Heureusement, des signes positifs émergent. Les ONG environnementales et la jeunesse militante sont de plus en plus actives, notamment sur les réseaux sociaux. Le dialogue environnemental avec l'Union européenne, bien que ralenti par la suspension du processus d'adhésion, se poursuit à travers des partenariats stratégiques et des projets de coopération (eau, agriculture durable, traitement des déchets). Par ailleurs, des projets concrets voient le jour : réhabilitation de bassins comme ceux du Gediz ou du Menderes, campagnes de reboisement à l'aide de technologies numériques, ou encore initiatives locales en faveur de l'agriculture durable, notamment dans les régions touchées par la désertification.

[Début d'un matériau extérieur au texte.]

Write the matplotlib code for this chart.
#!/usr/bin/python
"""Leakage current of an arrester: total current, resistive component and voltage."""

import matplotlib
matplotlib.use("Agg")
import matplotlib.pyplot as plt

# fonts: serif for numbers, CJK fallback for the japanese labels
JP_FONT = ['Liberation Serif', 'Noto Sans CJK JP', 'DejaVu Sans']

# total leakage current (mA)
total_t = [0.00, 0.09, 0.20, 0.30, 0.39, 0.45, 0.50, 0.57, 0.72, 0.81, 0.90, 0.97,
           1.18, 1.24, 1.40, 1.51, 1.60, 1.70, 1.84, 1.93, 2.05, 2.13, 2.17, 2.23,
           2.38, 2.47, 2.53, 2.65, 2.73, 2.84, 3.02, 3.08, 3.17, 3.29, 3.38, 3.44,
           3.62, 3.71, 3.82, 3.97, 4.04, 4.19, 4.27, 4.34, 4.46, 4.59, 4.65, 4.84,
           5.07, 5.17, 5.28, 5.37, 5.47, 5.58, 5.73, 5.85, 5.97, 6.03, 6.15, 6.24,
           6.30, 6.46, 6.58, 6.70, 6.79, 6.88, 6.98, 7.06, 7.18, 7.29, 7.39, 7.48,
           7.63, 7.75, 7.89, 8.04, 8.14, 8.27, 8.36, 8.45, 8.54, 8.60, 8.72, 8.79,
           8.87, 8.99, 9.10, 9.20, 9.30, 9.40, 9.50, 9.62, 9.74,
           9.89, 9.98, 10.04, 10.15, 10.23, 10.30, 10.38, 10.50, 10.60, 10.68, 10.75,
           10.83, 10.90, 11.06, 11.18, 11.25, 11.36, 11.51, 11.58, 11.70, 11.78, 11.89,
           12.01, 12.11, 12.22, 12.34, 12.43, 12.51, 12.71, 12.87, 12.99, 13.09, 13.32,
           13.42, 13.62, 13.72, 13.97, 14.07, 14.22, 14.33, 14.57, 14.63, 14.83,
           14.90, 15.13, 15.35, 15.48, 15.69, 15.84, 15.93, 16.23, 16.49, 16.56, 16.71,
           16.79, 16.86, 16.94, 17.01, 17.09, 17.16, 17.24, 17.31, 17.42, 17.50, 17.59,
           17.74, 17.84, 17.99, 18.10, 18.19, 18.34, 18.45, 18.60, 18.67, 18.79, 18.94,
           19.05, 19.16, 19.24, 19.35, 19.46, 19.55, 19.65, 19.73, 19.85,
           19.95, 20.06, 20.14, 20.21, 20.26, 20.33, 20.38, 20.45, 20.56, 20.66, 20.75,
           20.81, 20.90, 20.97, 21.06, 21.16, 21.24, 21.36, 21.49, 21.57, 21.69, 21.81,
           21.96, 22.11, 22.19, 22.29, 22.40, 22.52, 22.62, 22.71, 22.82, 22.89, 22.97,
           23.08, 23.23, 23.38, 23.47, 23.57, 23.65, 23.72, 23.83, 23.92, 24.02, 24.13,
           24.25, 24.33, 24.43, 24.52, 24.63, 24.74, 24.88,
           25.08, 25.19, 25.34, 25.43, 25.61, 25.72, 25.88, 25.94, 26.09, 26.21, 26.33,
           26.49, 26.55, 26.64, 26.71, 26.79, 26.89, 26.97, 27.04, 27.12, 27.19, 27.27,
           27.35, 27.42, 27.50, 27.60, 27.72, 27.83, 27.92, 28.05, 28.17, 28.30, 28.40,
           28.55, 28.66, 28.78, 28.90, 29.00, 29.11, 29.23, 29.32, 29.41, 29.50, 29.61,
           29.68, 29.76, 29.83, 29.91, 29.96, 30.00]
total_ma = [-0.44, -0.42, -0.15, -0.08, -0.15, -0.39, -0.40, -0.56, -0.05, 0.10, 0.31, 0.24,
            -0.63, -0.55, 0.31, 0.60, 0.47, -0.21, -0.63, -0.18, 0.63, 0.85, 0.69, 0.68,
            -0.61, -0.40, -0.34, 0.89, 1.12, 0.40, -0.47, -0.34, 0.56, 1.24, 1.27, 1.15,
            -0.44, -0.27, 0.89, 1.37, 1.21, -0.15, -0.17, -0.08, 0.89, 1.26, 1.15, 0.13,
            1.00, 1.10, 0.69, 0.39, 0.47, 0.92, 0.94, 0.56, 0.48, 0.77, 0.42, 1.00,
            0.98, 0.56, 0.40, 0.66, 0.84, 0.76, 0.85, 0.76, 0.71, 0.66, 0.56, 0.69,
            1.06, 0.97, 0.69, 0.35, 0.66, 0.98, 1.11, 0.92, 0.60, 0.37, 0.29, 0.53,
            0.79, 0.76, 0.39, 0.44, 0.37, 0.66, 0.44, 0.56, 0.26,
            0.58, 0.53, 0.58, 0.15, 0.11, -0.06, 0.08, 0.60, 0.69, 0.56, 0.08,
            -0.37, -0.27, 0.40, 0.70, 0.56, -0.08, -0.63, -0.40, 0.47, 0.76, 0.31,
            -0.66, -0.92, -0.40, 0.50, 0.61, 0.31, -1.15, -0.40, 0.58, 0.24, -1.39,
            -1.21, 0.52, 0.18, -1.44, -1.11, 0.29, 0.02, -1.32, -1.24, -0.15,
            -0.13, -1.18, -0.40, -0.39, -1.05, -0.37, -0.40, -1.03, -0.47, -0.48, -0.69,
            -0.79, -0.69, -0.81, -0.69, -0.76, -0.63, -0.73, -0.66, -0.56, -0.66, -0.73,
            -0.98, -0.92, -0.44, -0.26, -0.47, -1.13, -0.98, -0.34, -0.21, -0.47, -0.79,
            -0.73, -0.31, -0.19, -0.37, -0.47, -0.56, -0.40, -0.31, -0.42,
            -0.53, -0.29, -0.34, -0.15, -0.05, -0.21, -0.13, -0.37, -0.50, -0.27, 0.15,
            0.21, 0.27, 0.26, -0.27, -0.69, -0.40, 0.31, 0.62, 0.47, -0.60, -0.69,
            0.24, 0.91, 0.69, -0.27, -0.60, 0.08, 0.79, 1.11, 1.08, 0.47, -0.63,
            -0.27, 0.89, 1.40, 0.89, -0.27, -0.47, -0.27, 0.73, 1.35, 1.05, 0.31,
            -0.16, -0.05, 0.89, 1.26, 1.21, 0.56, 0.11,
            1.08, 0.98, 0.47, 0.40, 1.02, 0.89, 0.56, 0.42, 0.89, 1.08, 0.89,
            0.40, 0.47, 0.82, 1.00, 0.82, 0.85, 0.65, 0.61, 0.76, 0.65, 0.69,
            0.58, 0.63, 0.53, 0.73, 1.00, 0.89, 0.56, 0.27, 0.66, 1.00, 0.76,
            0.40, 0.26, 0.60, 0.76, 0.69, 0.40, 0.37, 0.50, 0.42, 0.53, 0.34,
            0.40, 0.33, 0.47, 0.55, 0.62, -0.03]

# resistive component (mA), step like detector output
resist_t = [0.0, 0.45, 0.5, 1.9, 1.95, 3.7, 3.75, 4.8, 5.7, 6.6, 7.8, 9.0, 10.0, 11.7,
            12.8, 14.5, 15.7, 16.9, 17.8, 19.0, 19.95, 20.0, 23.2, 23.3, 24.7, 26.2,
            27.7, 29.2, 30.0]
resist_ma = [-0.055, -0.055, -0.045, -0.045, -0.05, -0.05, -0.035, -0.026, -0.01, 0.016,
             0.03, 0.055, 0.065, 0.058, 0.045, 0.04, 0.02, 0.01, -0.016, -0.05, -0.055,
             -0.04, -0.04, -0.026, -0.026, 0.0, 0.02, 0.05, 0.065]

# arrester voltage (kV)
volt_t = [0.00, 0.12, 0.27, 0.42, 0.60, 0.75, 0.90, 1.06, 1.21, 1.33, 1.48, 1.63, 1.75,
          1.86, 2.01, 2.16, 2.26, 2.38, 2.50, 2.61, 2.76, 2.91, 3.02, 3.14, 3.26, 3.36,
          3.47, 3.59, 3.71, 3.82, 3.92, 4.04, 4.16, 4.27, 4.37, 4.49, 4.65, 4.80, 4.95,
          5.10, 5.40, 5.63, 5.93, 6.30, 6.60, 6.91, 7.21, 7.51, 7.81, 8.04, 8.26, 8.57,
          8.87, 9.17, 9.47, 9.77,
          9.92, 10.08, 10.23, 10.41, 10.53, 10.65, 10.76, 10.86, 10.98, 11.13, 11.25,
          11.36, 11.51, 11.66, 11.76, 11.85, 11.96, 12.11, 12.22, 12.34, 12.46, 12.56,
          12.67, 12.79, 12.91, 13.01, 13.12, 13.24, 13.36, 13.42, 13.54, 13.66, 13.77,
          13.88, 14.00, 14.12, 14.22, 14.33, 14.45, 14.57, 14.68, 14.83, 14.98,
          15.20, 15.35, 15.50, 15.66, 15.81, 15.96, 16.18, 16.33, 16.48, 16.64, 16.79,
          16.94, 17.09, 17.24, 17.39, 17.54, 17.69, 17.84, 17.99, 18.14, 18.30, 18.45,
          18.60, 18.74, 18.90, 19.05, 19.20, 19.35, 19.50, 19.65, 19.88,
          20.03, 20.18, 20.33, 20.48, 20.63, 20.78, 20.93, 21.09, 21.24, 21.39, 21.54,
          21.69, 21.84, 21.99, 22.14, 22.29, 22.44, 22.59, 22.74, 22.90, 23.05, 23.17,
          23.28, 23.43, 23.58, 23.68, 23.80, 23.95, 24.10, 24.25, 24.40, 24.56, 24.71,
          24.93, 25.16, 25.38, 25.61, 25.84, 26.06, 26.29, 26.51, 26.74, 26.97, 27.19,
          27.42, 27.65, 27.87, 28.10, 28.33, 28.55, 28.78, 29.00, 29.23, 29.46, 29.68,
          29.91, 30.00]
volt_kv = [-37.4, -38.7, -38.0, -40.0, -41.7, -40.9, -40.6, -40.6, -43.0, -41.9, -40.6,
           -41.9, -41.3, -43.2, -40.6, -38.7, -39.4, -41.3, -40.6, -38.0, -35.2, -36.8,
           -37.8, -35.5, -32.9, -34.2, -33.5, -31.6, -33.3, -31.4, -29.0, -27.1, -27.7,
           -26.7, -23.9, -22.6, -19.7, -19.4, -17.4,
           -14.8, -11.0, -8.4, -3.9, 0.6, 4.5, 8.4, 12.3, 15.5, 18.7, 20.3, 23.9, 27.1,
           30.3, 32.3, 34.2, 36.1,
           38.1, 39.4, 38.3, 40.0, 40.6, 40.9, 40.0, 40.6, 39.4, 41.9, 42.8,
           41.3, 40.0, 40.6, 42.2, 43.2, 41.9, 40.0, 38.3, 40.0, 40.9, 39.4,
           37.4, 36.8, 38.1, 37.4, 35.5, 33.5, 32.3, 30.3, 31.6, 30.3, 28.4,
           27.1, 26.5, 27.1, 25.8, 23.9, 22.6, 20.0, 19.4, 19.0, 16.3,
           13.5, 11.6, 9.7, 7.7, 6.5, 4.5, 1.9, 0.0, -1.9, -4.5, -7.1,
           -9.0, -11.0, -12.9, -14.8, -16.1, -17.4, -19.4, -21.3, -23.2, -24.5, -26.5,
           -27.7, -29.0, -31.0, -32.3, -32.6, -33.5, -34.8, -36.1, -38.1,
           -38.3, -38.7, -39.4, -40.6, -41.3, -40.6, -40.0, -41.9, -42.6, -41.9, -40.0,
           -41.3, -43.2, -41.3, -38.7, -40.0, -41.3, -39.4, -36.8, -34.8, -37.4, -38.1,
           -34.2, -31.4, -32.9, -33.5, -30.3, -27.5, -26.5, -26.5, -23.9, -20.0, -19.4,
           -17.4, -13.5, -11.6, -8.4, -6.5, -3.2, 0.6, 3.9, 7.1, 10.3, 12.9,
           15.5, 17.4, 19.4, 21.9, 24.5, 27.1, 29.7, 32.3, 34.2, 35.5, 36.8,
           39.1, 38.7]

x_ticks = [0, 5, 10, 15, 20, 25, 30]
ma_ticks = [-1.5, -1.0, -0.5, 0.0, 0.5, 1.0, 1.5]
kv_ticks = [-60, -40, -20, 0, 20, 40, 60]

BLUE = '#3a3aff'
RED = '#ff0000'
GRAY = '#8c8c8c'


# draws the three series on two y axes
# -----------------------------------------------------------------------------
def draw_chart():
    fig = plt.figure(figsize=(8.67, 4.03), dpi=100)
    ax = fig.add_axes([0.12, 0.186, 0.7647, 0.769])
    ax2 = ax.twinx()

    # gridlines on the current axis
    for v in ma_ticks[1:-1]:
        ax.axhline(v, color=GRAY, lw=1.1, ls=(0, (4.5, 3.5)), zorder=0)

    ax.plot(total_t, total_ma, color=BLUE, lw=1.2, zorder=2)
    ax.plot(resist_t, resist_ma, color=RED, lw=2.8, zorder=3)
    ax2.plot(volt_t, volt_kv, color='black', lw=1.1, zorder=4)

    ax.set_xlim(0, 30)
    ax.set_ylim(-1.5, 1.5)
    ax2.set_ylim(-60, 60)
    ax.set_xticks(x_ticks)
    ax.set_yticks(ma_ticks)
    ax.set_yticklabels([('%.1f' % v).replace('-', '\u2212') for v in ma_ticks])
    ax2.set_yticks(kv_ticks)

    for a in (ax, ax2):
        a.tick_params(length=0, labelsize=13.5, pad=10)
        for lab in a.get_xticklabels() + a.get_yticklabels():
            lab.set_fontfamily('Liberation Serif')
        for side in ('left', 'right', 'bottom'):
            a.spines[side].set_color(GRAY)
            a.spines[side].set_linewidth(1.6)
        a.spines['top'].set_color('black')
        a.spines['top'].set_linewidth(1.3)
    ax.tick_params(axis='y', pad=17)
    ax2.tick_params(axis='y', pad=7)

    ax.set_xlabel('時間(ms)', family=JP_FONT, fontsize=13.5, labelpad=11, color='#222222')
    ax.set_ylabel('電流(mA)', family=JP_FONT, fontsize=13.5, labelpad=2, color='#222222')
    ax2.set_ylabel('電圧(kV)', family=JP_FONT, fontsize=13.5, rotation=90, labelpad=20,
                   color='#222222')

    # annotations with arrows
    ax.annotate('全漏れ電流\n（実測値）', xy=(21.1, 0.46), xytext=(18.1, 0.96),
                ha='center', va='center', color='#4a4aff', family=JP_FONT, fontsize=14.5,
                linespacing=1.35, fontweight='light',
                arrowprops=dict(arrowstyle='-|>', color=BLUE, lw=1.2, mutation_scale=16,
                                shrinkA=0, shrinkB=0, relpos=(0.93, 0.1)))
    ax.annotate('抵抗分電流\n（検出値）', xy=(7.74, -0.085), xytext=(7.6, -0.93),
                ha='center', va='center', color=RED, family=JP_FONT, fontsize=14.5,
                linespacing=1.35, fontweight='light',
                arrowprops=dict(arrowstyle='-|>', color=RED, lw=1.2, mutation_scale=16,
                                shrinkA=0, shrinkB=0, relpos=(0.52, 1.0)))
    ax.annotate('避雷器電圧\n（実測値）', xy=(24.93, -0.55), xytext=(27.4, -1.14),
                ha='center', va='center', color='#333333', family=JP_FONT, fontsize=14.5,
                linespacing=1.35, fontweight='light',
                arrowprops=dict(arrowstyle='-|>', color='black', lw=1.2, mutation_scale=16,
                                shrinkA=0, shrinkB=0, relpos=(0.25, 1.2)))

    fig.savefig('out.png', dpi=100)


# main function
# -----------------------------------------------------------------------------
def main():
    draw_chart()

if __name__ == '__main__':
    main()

Cependant, le milieu maritime demeure négligé : pollution plastique, surpêche, rejets industriels, notamment en Méditerranée et en mer Noire. La Turquie a renforcé les amendes contre la pollution marine début 2025, mais les résultats tardent à se faire sentir. Inauguré en mars 2022, le pont des Dardanelles, avec ses 2 023 mètres de portée, relie désormais l'Europe et l'Asie. S'il incarne une prouesse d'ingénierie et un symbole d'unification, il suscite aussi des critiques sur l'impact environnemental d'un modèle de développement tourné avant tout vers la performance et la croissance.